[BEGIN]

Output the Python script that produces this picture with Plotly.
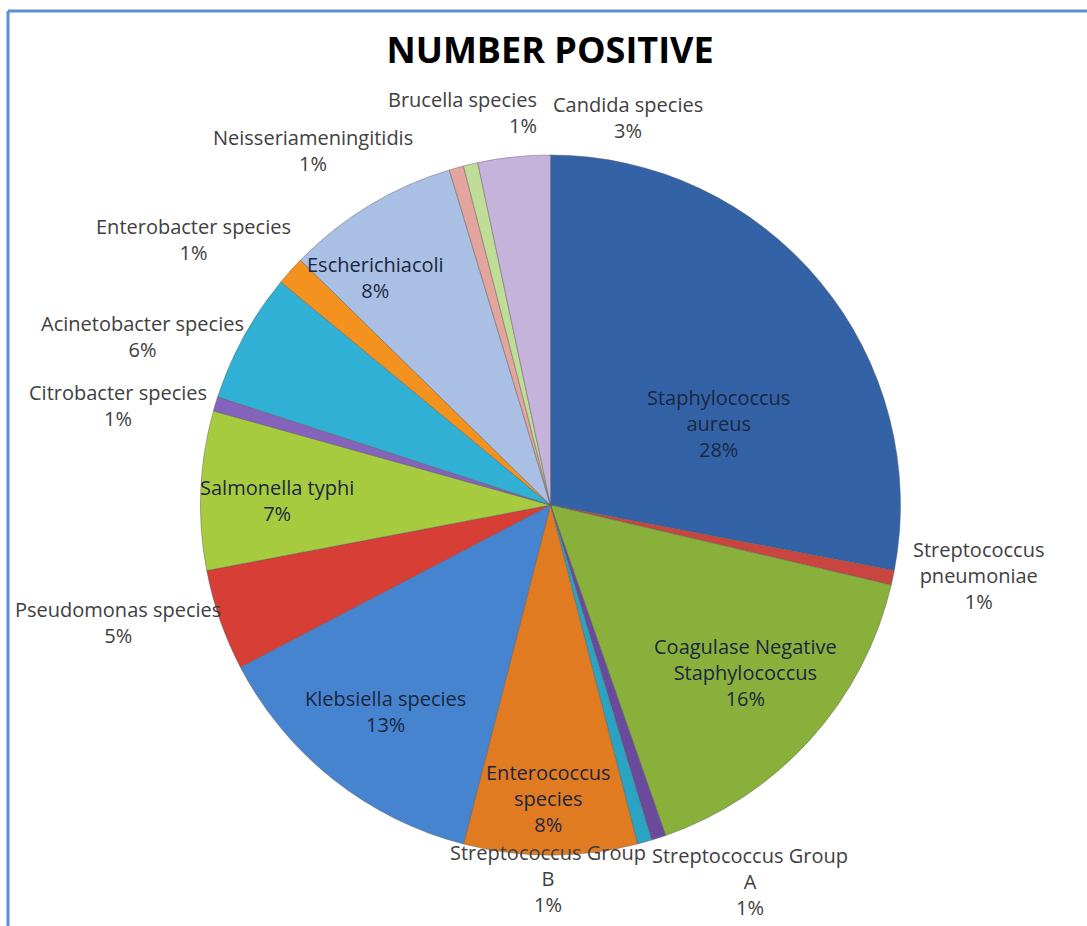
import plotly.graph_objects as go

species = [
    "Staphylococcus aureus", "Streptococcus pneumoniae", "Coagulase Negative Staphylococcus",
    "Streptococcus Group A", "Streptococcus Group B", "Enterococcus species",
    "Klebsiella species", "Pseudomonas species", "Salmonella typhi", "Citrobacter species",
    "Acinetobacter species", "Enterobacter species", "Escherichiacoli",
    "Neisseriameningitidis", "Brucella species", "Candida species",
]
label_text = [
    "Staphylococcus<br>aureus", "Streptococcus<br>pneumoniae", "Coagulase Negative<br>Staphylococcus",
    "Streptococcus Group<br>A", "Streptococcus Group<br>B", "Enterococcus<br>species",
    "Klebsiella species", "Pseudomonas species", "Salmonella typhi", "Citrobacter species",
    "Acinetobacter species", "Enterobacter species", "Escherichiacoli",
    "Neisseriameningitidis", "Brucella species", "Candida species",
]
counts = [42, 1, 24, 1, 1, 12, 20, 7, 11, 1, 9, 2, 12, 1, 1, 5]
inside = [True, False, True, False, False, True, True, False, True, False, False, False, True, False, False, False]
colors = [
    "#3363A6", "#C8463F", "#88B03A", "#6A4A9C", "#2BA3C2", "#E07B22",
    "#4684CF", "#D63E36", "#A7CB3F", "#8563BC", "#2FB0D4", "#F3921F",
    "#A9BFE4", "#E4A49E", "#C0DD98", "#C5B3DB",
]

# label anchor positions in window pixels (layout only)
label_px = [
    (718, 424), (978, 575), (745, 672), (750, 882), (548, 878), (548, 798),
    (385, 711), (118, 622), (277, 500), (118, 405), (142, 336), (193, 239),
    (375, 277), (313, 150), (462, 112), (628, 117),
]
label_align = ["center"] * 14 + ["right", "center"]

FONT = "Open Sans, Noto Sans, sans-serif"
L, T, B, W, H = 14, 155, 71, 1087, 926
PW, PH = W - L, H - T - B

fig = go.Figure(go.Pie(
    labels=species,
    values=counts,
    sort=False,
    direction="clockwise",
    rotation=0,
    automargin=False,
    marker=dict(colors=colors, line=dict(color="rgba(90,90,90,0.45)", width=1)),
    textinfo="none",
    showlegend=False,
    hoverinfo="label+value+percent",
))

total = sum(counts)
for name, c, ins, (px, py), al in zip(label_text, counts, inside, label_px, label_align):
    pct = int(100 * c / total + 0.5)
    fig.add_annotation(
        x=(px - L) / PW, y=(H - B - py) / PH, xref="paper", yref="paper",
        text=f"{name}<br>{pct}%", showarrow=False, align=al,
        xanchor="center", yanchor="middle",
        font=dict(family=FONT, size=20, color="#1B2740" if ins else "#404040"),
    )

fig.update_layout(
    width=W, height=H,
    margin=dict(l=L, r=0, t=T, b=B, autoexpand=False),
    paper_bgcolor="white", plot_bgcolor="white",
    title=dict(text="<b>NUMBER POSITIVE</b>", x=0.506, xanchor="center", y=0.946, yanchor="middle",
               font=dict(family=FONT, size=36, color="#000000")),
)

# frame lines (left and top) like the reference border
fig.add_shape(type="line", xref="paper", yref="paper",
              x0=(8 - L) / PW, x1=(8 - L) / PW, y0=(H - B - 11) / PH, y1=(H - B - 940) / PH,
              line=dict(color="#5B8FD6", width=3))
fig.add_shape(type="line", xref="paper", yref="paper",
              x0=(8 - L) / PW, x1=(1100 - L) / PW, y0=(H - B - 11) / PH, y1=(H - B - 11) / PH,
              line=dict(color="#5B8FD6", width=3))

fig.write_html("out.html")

[END]

TASK DESCRIPTION ▸
Return, unchanged, the lines from the first line of the material through the line that holds "import plotly.graph_objects as go", inclusive, omitting pictures.

SOLUTION TO THE PROBLEM ▸
Output the Python script that produces this picture with Plotly.
import plotly.graph_objects as go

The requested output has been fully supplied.